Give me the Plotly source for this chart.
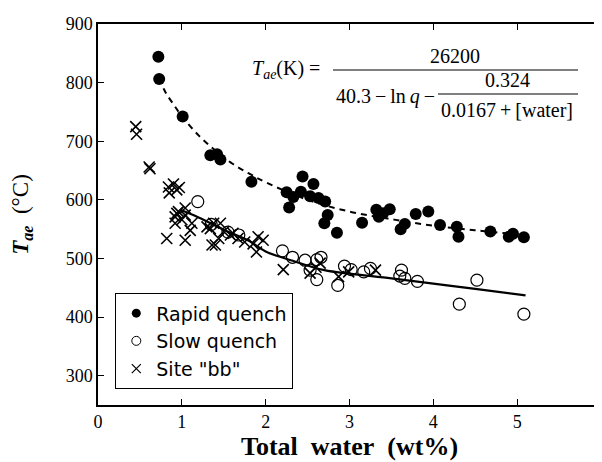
import plotly.graph_objects as go

# ---- data ----
rapid_x = [0.72, 0.73, 1.01, 1.34, 1.42, 1.46, 1.83, 2.25, 2.28, 2.33, 2.42, 2.44, 2.53, 2.57,
           2.63, 2.71, 2.70, 2.74, 2.85, 3.15, 3.32, 3.35, 3.40, 3.48, 3.61, 3.66, 3.79, 3.94,
           4.08, 4.28, 4.30, 4.68, 4.90, 4.95, 5.08]
rapid_y = [844, 806, 742, 676, 678, 669, 631, 613, 587, 605, 614, 640, 606, 627,
           603, 597, 560, 574, 544, 561, 583, 571, 577, 584, 550, 559, 576, 580,
           557, 554, 537, 546, 537, 542, 536]

slow_x = [1.19, 1.35, 1.55, 1.68, 2.20, 2.32, 2.47, 2.53, 2.61, 2.61, 2.66, 2.86, 2.94, 3.02,
          3.17, 3.25, 3.60, 3.62, 3.66, 3.81, 4.31, 4.52, 5.08]
slow_y = [597, 558, 545, 540, 513, 502, 497, 480, 498, 464, 502, 454, 487, 481,
          477, 483, 470, 480, 466, 461, 422, 463, 405]

site_x = [0.45, 0.46, 0.61, 0.62, 0.84, 0.85, 0.90, 0.94, 0.97, 0.82, 0.92, 0.94, 0.96, 1.00,
          1.04, 1.04, 0.92, 1.10, 1.12, 1.04, 1.30, 1.34, 1.38, 1.36, 1.40, 1.44, 1.46, 1.50,
          1.58, 1.61, 1.67, 1.75, 1.85, 1.89, 1.91, 1.97, 2.21, 2.53, 2.60, 2.65, 2.87, 2.99, 3.31]
site_y = [725, 712, 656, 653, 622, 612, 627, 617, 621, 534, 571, 577, 580, 566,
          574, 586, 560, 548, 560, 531, 554, 551, 560, 523, 523, 534, 560, 546,
          540, 543, 534, 528, 525, 511, 537, 531, 481, 475, 485, 492, 469, 477, 480]

# fitted curves
dash_x = [0.73, 0.80, 0.90, 1.00, 1.20, 1.40, 1.60, 1.80, 2.00, 2.50, 3.00, 3.50, 4.00, 4.50, 5.00]
dash_y = [808, 785, 763, 743, 710, 684, 662, 645, 630, 600, 580, 567, 556, 548, 541]

solid_x = [0.98, 1.20, 1.50, 1.80, 2.00, 2.30, 2.70, 3.00, 3.50, 4.00, 4.50, 5.10]
solid_y = [583, 570, 549, 530, 512, 497, 480, 474, 466, 457, 448, 437]

x_ticks = [0, 1, 2, 3, 4, 5, 6]
y_ticks = [300, 400, 500, 600, 700, 800, 900]

legend_names = ["Rapid quench", "Slow quench", 'Site "bb"']

# ---- figure ----
fig = go.Figure()

fig.add_trace(go.Scatter(x=dash_x, y=dash_y, mode="lines", showlegend=False,
                         line=dict(color="black", width=2, dash="6px,5px", shape="spline")))
fig.add_trace(go.Scatter(x=solid_x, y=solid_y, mode="lines", showlegend=False,
                         line=dict(color="black", width=2.2, shape="spline")))

fig.add_trace(go.Scatter(x=site_x, y=site_y, mode="markers", showlegend=False,
                         marker=dict(symbol="x-thin-open", size=11, color="black",
                                     line=dict(color="black", width=1.6))))
fig.add_trace(go.Scatter(x=slow_x, y=slow_y, mode="markers", showlegend=False,
                         marker=dict(symbol="circle-open", size=12, color="black",
                                     line=dict(color="black", width=1.2))))
fig.add_trace(go.Scatter(x=rapid_x, y=rapid_y, mode="markers", showlegend=False,
                         marker=dict(symbol="circle", size=12, color="black")))

# legend-only traces with smaller symbols
fig.add_trace(go.Scatter(x=[None], y=[None], mode="markers", name=legend_names[0],
                         marker=dict(symbol="circle", size=9, color="black")))
fig.add_trace(go.Scatter(x=[None], y=[None], mode="markers", name=legend_names[1],
                         marker=dict(symbol="circle-open", size=9, color="black",
                                     line=dict(color="black", width=1))))
fig.add_trace(go.Scatter(x=[None], y=[None], mode="markers", name=legend_names[2],
                         marker=dict(symbol="x-thin-open", size=9, color="black",
                                     line=dict(color="black", width=1.2))))

# the page body has an 8px margin, so the figure is sized to fit inside it
OFF = 8
W, H = 602 - OFF, 462 - OFF
# plot area in reference pixels: x 98..601, y 24..405
L, R, T, B = 98, 601, 24, 405
ml, mr, mt, mb = L - OFF, (W + OFF) - R, T - OFF, (H + OFF) - B
pw, ph = R - L, B - T


def px(xp):
    return (xp - L) / pw


def py(yp):
    return (B - yp) / ph


serif = "Liberation Serif"
eq_font = dict(family=serif, size=20, color="black")

annotations = [
    dict(x=px(250), y=py(70), xref="paper", yref="paper", xanchor="left", yanchor="middle",
         text="<i>T</i><sub><i>ae</i></sub>(K) =", showarrow=False, font=eq_font),
    dict(x=px(455), y=py(56), xref="paper", yref="paper", xanchor="center", yanchor="middle",
         text="26200", showarrow=False, font=eq_font),
    dict(x=px(334), y=py(97), xref="paper", yref="paper", xanchor="left", yanchor="middle",
         text="40.3\u2009−\u2009ln\u2009<i>q</i>\u2009−", showarrow=False, font=eq_font),
    dict(x=px(507), y=py(80), xref="paper", yref="paper", xanchor="center", yanchor="middle",
         text="0.324", showarrow=False, font=eq_font),
    dict(x=px(507), y=py(110), xref="paper", yref="paper", xanchor="center", yanchor="middle",
         text="0.0167\u2009+\u2009[water]", showarrow=False, font=eq_font),
]

shapes = [
    dict(type="line", xref="paper", yref="paper", x0=px(333), x1=px(578), y0=py(70), y1=py(70),
         line=dict(color="black", width=1.2)),
    dict(type="line", xref="paper", yref="paper", x0=px(438), x1=px(578), y0=py(94), y1=py(94),
         line=dict(color="black", width=1.2)),
]

axis_common = dict(showline=True, linecolor="black", linewidth=1.5, mirror="ticks",
                   ticks="inside", ticklen=6, tickwidth=1.3, tickcolor="black",
                   showgrid=False, zeroline=False, automargin=False,
                   ticklabeloverflow="allow",
                   tickfont=dict(family=serif, size=18, color="black"))

fig.update_layout(
    width=W, height=H,
    margin=dict(l=ml, r=mr, t=mt, b=mb),
    paper_bgcolor="white", plot_bgcolor="white",
    xaxis=dict(range=[0, 6], tickvals=x_ticks, ticktext=[str(v) for v in x_ticks],
               title=dict(text="<b>Total\u2002water\u2002(wt%)</b>",
                          font=dict(family=serif, size=26, color="black"), standoff=0),
               **axis_common),
    yaxis=dict(range=[250, 900], tickvals=y_ticks, ticktext=[str(v) for v in y_ticks],
               title=dict(text="<b><i>T</i></b><sub><b><i>ae</i></b></sub>  (°C)",
                          font=dict(family=serif, size=23, color="black"), standoff=32),
               **axis_common),
    legend=dict(x=px(115), y=py(293), xanchor="left", yanchor="top",
                bordercolor="black", borderwidth=1.3, bgcolor="white",
                font=dict(family="DejaVu Sans", size=19, color="black"),
                tracegroupgap=0, itemwidth=30),
    annotations=annotations,
    shapes=shapes,
    showlegend=True,
)

fig.write_html("out.html")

Task instructions:
Take the material above from its first line through the line holding "import plotly.graph_objects as go" and set it down exactly, without the pictures.

In response:
Give me the Plotly source for this chart.
import plotly.graph_objects as go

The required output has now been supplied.